(Task statement)
Leave out the pictures and reproduce all of the data exactly.
>>>
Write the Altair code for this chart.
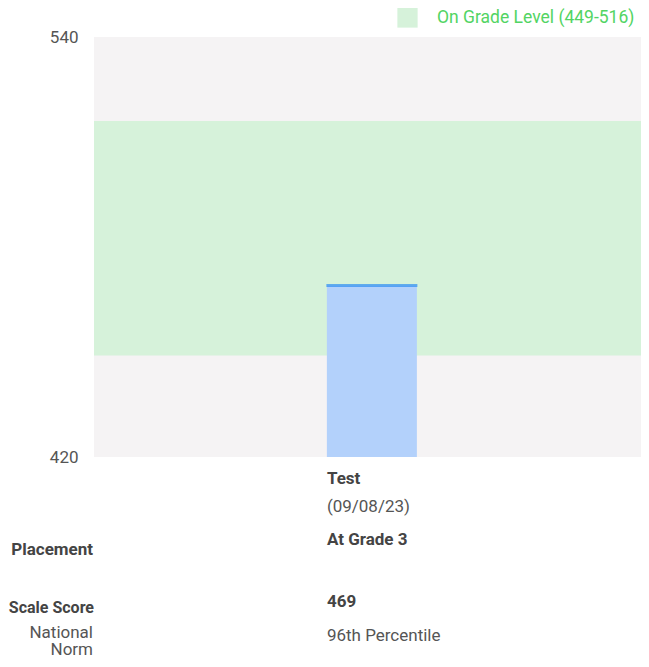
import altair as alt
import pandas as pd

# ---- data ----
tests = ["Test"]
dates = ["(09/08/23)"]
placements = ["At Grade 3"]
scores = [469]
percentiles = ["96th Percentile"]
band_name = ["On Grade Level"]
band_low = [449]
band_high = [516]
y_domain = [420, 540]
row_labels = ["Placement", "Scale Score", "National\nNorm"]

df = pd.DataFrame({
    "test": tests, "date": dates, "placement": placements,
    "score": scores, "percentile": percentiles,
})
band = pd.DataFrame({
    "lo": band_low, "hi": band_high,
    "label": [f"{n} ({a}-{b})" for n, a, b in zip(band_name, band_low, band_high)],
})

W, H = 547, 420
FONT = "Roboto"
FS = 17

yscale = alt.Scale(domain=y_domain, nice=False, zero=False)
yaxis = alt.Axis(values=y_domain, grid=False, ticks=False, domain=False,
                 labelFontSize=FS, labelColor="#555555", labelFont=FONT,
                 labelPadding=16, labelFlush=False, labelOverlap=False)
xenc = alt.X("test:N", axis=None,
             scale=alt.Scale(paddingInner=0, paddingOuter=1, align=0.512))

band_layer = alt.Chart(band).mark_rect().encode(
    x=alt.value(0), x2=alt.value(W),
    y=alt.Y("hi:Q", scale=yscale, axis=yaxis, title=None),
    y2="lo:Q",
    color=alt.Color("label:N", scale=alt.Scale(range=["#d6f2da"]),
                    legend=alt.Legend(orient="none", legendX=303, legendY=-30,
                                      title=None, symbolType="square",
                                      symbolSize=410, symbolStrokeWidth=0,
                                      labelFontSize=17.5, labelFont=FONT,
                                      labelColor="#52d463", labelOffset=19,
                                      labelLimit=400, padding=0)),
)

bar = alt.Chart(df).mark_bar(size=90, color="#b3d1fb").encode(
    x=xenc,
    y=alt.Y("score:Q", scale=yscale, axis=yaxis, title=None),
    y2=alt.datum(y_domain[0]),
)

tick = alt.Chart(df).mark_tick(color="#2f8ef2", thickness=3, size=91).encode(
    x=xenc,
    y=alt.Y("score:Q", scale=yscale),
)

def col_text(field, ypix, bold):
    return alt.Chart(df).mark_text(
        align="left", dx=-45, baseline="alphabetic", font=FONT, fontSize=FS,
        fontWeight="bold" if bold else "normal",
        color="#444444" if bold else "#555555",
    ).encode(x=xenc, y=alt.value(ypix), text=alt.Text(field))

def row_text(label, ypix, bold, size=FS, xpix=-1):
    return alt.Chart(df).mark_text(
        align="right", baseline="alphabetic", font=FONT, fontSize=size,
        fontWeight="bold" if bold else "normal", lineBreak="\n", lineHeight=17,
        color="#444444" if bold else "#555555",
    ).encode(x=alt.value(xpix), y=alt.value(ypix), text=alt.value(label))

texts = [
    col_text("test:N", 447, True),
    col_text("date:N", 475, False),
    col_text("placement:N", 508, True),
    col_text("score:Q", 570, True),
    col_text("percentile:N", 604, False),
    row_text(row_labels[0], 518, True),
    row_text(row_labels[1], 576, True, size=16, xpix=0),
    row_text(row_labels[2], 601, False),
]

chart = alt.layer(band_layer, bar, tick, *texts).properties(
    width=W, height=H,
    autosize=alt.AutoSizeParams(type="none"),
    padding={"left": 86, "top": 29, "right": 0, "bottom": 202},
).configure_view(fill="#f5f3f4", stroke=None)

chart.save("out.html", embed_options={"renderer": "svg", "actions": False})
<<<
(Result of this task)
Write the Altair code for this chart.
import altair as alt
import pandas as pd

# ---- data ----
tests = ["Test"]
dates = ["(09/08/23)"]
placements = ["At Grade 3"]
scores = [469]
percentiles = ["96th Percentile"]
band_name = ["On Grade Level"]
band_low = [449]
band_high = [516]
y_domain = [420, 540]
row_labels = ["Placement", "Scale Score", "National\nNorm"]

df = pd.DataFrame({
    "test": tests, "date": dates, "placement": placements,
    "score": scores, "percentile": percentiles,
})
band = pd.DataFrame({
    "lo": band_low, "hi": band_high,
    "label": [f"{n} ({a}-{b})" for n, a, b in zip(band_name, band_low, band_high)],
})

W, H = 547, 420
FONT = "Roboto"
FS = 17

yscale = alt.Scale(domain=y_domain, nice=False, zero=False)
yaxis = alt.Axis(values=y_domain, grid=False, ticks=False, domain=False,
                 labelFontSize=FS, labelColor="#555555", labelFont=FONT,
                 labelPadding=16, labelFlush=False, labelOverlap=False)
xenc = alt.X("test:N", axis=None,
             scale=alt.Scale(paddingInner=0, paddingOuter=1, align=0.512))

band_layer = alt.Chart(band).mark_rect().encode(
    x=alt.value(0), x2=alt.value(W),
    y=alt.Y("hi:Q", scale=yscale, axis=yaxis, title=None),
    y2="lo:Q",
    color=alt.Color("label:N", scale=alt.Scale(range=["#d6f2da"]),
                    legend=alt.Legend(orient="none", legendX=303, legendY=-30,
                                      title=None, symbolType="square",
                                      symbolSize=410, symbolStrokeWidth=0,
                                      labelFontSize=17.5, labelFont=FONT,
                                      labelColor="#52d463", labelOffset=19,
                                      labelLimit=400, padding=0)),
)

bar = alt.Chart(df).mark_bar(size=90, color="#b3d1fb").encode(
    x=xenc,
    y=alt.Y("score:Q", scale=yscale, axis=yaxis, title=None),
    y2=alt.datum(y_domain[0]),
)

tick = alt.Chart(df).mark_tick(color="#2f8ef2", thickness=3, size=91).encode(
    x=xenc,
    y=alt.Y("score:Q", scale=yscale),
)

def col_text(field, ypix, bold):
    return alt.Chart(df).mark_text(
        align="left", dx=-45, baseline="alphabetic", font=FONT, fontSize=FS,
        fontWeight="bold" if bold else "normal",
        color="#444444" if bold else "#555555",
    ).encode(x=xenc, y=alt.value(ypix), text=alt.Text(field))

def row_text(label, ypix, bold, size=FS, xpix=-1):
    return alt.Chart(df).mark_text(
        align="right", baseline="alphabetic", font=FONT, fontSize=size,
        fontWeight="bold" if bold else "normal", lineBreak="\n", lineHeight=17,
        color="#444444" if bold else "#555555",
    ).encode(x=alt.value(xpix), y=alt.value(ypix), text=alt.value(label))

texts = [
    col_text("test:N", 447, True),
    col_text("date:N", 475, False),
    col_text("placement:N", 508, True),
    col_text("score:Q", 570, True),
    col_text("percentile:N", 604, False),
    row_text(row_labels[0], 518, True),
    row_text(row_labels[1], 576, True, size=16, xpix=0),
    row_text(row_labels[2], 601, False),
]

chart = alt.layer(band_layer, bar, tick, *texts).properties(
    width=W, height=H,
    autosize=alt.AutoSizeParams(type="none"),
    padding={"left": 86, "top": 29, "right": 0, "bottom": 202},
).configure_view(fill="#f5f3f4", stroke=None)

chart.save("out.html", embed_options={"renderer": "svg", "actions": False})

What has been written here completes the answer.